Mass higher education under the microscope: an analysis of the department of History, Classics and Archaeology at Birkbeck, University of London, 1963-2003
The publication of the 1963 Robbins Report marked the start of a seismic shift in British higher education – from an elite system to mass participation. Over the next forty years, the
provision of university places was massively expanded; targets for increases to student admissions were exceeded. This unprecedented expansion was not just a matter of numbers,
however. Social demand for more degrees was set against shifting economic and political realities. As a result, the period also saw a drastic recasting of relations between higher education institutions and the state.

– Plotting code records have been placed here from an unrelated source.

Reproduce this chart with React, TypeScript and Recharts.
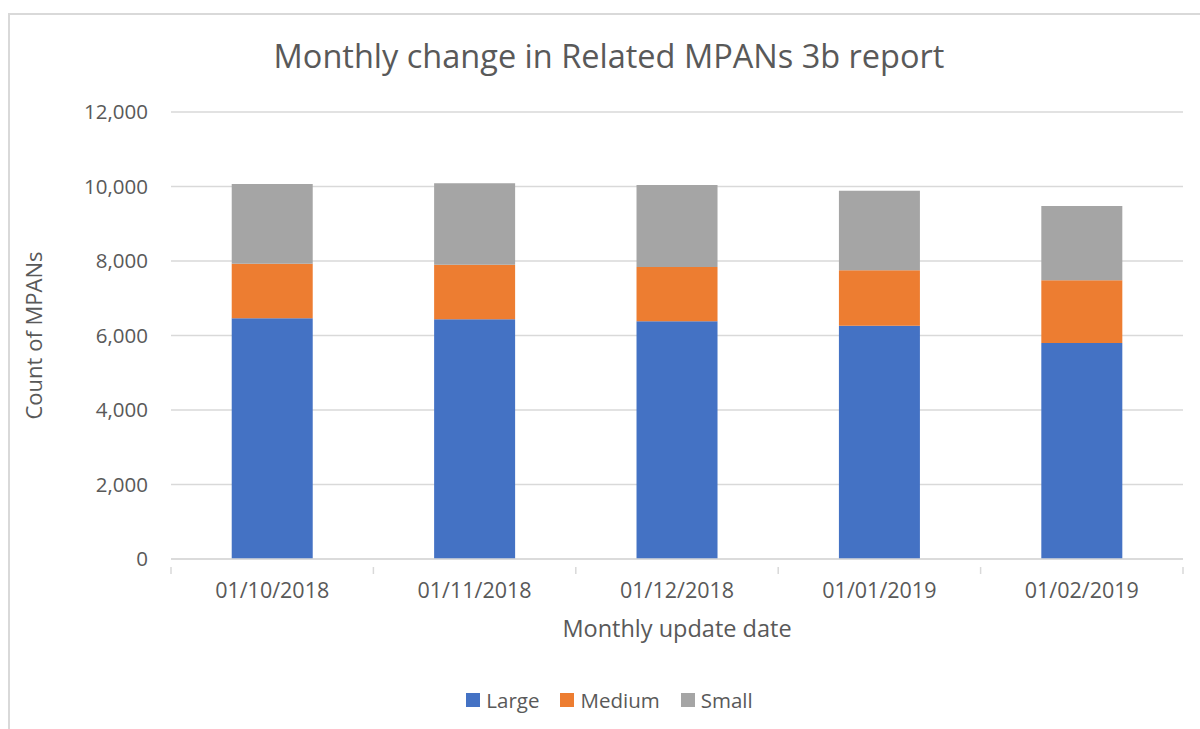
import { BarChart, Bar, XAxis, YAxis, CartesianGrid, Legend } from "recharts";

const categories = ["01/10/2018", "01/11/2018", "01/12/2018", "01/01/2019", "01/02/2019"];
const large = [6460, 6435, 6380, 6265, 5800];
const medium = [1465, 1465, 1460, 1485, 1680];
const small = [2140, 2185, 2200, 2135, 1995];
const yTicks = [0, 2000, 4000, 6000, 8000, 10000, 12000];

const seriesInfo = [
  { key: "Large", color: "#4472C4" },
  { key: "Medium", color: "#ED7D31" },
  { key: "Small", color: "#A5A5A5" },
];

const data = categories.map((c, i) => ({
  date: c,
  Large: large[i],
  Medium: medium[i],
  Small: small[i],
}));

const W = 1200;
const H = 729;
const FONT = "'Open Sans', sans-serif";
const TEXT = "#595959";
const LINE = "#d9d9d9";
const margin = { top: 112, right: 17, left: 0, bottom: 3 };
const yAxisWidth = 171;
const halfBand = (W - margin.right - yAxisWidth) / categories.length / 2;

function XTick(props: any) {
  const { x, y, payload, index } = props;
  return (
    <g>
      <line x1={x - halfBand} y1={y} x2={x - halfBand} y2={y + 7} stroke={LINE} strokeWidth={1.5} />
      {index === categories.length - 1 && (
        <line x1={x + halfBand} y1={y} x2={x + halfBand} y2={y + 7} stroke={LINE} strokeWidth={1.5} />
      )}
      <text x={x} y={y + 31} textAnchor="middle" fill={TEXT} fontSize={21.5} fontFamily={FONT}>
        {payload.value}
      </text>
    </g>
  );
}

function renderLegend() {
  return (
    <div
      style={{
        display: "flex",
        justifyContent: "center",
        gap: 21,
        paddingLeft: 36,
        fontFamily: FONT,
        fontSize: 20.5,
        color: TEXT,
      }}
    >
      {seriesInfo.map((s) => (
        <div key={s.key} style={{ display: "flex", alignItems: "center", gap: 6 }}>
          <span style={{ display: "inline-block", width: 14, height: 14, background: s.color }} />
          <span>{s.key}</span>
        </div>
      ))}
    </div>
  );
}

export default function App() {
  return (
    <div style={{ position: "absolute", left: 0, top: 0, width: W, height: H, overflow: "hidden", background: "#fff" }}>
      <div
        style={{
          position: "absolute",
          left: 8,
          top: 13,
          width: W,
          height: H,
          borderLeft: `2px solid ${LINE}`,
          borderTop: `2px solid ${LINE}`,
        }}
      />
      <div
        style={{
          position: "absolute",
          left: 0,
          top: 33,
          width: W + 18,
          textAlign: "center",
          fontFamily: FONT,
          fontSize: 32.5,
          color: TEXT,
          whiteSpace: "nowrap",
        }}
      >
        Monthly change in Related MPANs 3b report
      </div>
      <div style={{ position: "absolute", left: 0, top: 0 }}>
        <BarChart width={W} height={H} data={data} margin={margin} barCategoryGap="30%">
          <CartesianGrid vertical={false} stroke={LINE} strokeWidth={1.5} />
          <XAxis
            dataKey="date"
            axisLine={{ stroke: LINE, strokeWidth: 1.5 }}
            tickLine={false}
            tick={<XTick />}
            height={127}
            interval={0}
            label={(p: any) => {
              const vb = p.viewBox;
              return (
                <text x={vb.x + vb.width / 2} y={vb.y + 78} textAnchor="middle" fill={TEXT} fontSize={23.5} fontFamily={FONT}>
                  Monthly update date
                </text>
              );
            }}
          />
          <YAxis
            width={yAxisWidth}
            domain={[0, 12000]}
            ticks={yTicks}
            axisLine={false}
            tickLine={false}
            tickSize={0}
            tickMargin={23}
            tick={{ fill: TEXT, fontSize: 20.5, fontFamily: FONT }}
            tickFormatter={(v: number) => v.toLocaleString("en-GB")}
            label={(p: any) => {
              const vb = p.viewBox;
              const cx = vb.x + 33;
              const cy = vb.y + vb.height / 2;
              return (
                <text
                  x={cx}
                  y={cy}
                  transform={`rotate(-90 ${cx} ${cy})`}
                  textAnchor="middle"
                  dominantBaseline="central"
                  fill={TEXT}
                  fontSize={22}
                  fontFamily={FONT}
                >
                  Count of MPANs
                </text>
              );
            }}
          />
          <Legend verticalAlign="bottom" height={40} content={renderLegend} />
          {seriesInfo.map((s) => (
            <Bar key={s.key} dataKey={s.key} stackId="a" fill={s.color} isAnimationActive={false} />
          ))}
        </BarChart>
      </div>
    </div>
  );
}
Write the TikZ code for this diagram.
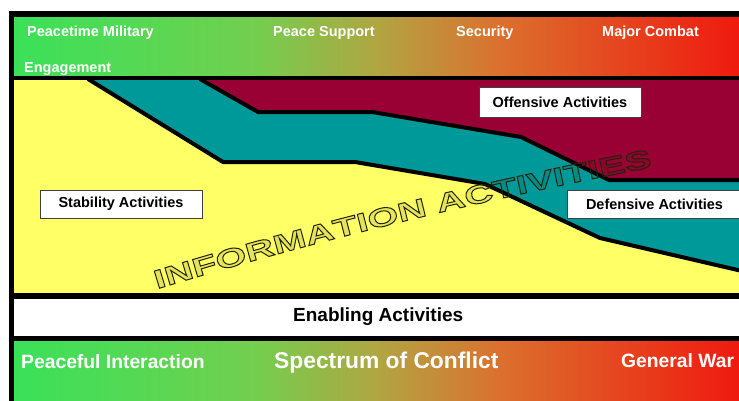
\documentclass[tikz,border=0pt]{standalone}
\usepackage{fontspec}
\setmainfont{Liberation Sans}
\newfontfamily\wordart[FakeStretch=1.53]{Liberation Sans}
\usetikzlibrary{decorations.text}
\definecolor{chartyellow}{RGB}{255,255,102}
\definecolor{chartteal}{RGB}{0,153,153}
\definecolor{chartmaroon}{RGB}{153,0,51}
\definecolor{wordline}{RGB}{35,35,10}
\pgfdeclarehorizontalshading{spectrum}{100bp}{rgb(0bp)=(0.23,0.88,0.35); rgb(25bp)=(0.23,0.88,0.35); rgb(33bp)=(0.33,0.85,0.33); rgb(41.5bp)=(0.45,0.81,0.31); rgb(50bp)=(0.69,0.65,0.26); rgb(58.5bp)=(0.86,0.44,0.18); rgb(75bp)=(0.94,0.10,0.06); rgb(100bp)=(0.94,0.10,0.06)}
\newcommand\outlinemode{\pgfsetfillopacity{0.12}\special{pdf:literal direct 2 Tr 1 w}}
\begin{document}
\begin{tikzpicture}[x=1pt,y=-1pt,
  toplabel/.style={anchor=base west, inner sep=0, text=white, font=\bfseries\fontsize{14.5}{16}\selectfont},
  bottomlabel/.style={anchor=base west, inner sep=0, text=white, font=\bfseries\fontsize{19.3}{22}\selectfont},
  actbox/.style={draw=black!75, line width=0.9pt, fill=white, inner sep=0, minimum height=28pt, font=\bfseries\fontsize{14.5}{16}\selectfont},
  boundary/.style={line width=4pt, line join=round, draw=black}]
\useasboundingbox (0,0) rectangle (739,400);
% frame
\fill[black] (9,11) rectangle (745,405);
% top band
\shade[shading=spectrum] (14,17) rectangle (739,75);
% chart area
\fill[chartyellow] (14,80) rectangle (739,293);
\fill[chartteal] (88,80) -- (223,162) -- (355,162) -- (485,184) -- (600,238) -- (739,270) -- (739,80) -- cycle;
\fill[chartmaroon] (200,80) -- (258,112) -- (372,112) -- (521,137) -- (609,180) -- (739,180) -- (739,80) -- cycle;
\draw[boundary] (88,79) -- (223,162) -- (355,162) -- (485,184) -- (600,238) -- (742,271);
\draw[boundary] (200,79) -- (258,112) -- (372,112) -- (521,137) -- (609,180) -- (742,180);
% enabling band
\fill[white] (14,299) rectangle (739,336);
% bottom band
\shade[shading=spectrum] (14,341) rectangle (739,400);
% top labels
\node[toplabel] (pmil) at (27,36.5) {Peacetime Military};
\node[toplabel] (eng) at (24,72) {Engagement};
\node[toplabel] (psup) at (273,36.5) {Peace Support};
\node[toplabel] (sec) at (456,36.5) {Security};
\node[toplabel] (mcom) at (602,36.5) {Major Combat};
% activity boxes
\node[actbox, minimum width=162pt] (stab) at (121,204) {Stability Activities};
\node[actbox, minimum width=162pt, minimum height=30pt] (off) at (560,102) {Offensive Activities};
\node[actbox, minimum width=175pt] (def) at (654.5,204) {Defensive Activities};
% enabling
\node[anchor=base west, inner sep=0, font=\bfseries\fontsize{19}{22}\selectfont] (enab) at (293,321.7) {Enabling Activities};
% bottom labels
\node[bottomlabel] (peace) at (21,368) {Peaceful Interaction};
\node[bottomlabel, font=\bfseries\fontsize{22.8}{26}\selectfont] (spec) at (274,368) {Spectrum of Conflict};
\node[bottomlabel] (gwar) at (621,367.5) {General War};
% word art
\path[decorate, decoration={text along path, text={|\wordart\bfseries\fontsize{26}{30}\selectfont\color{wordline}\outlinemode|INFORMATION ACTIVITIES}}]
  (157,289) .. controls (319.5,239.3) and (485,199.4) .. (652,167) -- (700,157.6);
\end{tikzpicture}
\end{document}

For universities, this meant major changes to funding and scrutiny, including drives towards managerialism and marketisation, which had profound impacts. This thesis presents new perspectives on this historic period for British higher
education by radically reducing the scale of its research, to a single department in a single institution: History, Classics and Archaeology at Birkbeck, University of London. Through
in-depth analyses of archive files held by the college, plus original oral history interviews with past and present HCA staff and students, it establishes the reality ‘on the ground’ for
academics in the post-Robbins era. Vitally, however, this work is not only concerned with what the ‘macro’ – mass higher education expansion – meant for the ‘micro’ – daily departmental life. Critically, it also considers what its ‘microscopic’ findings might mean for historical understandings of the bigger picture.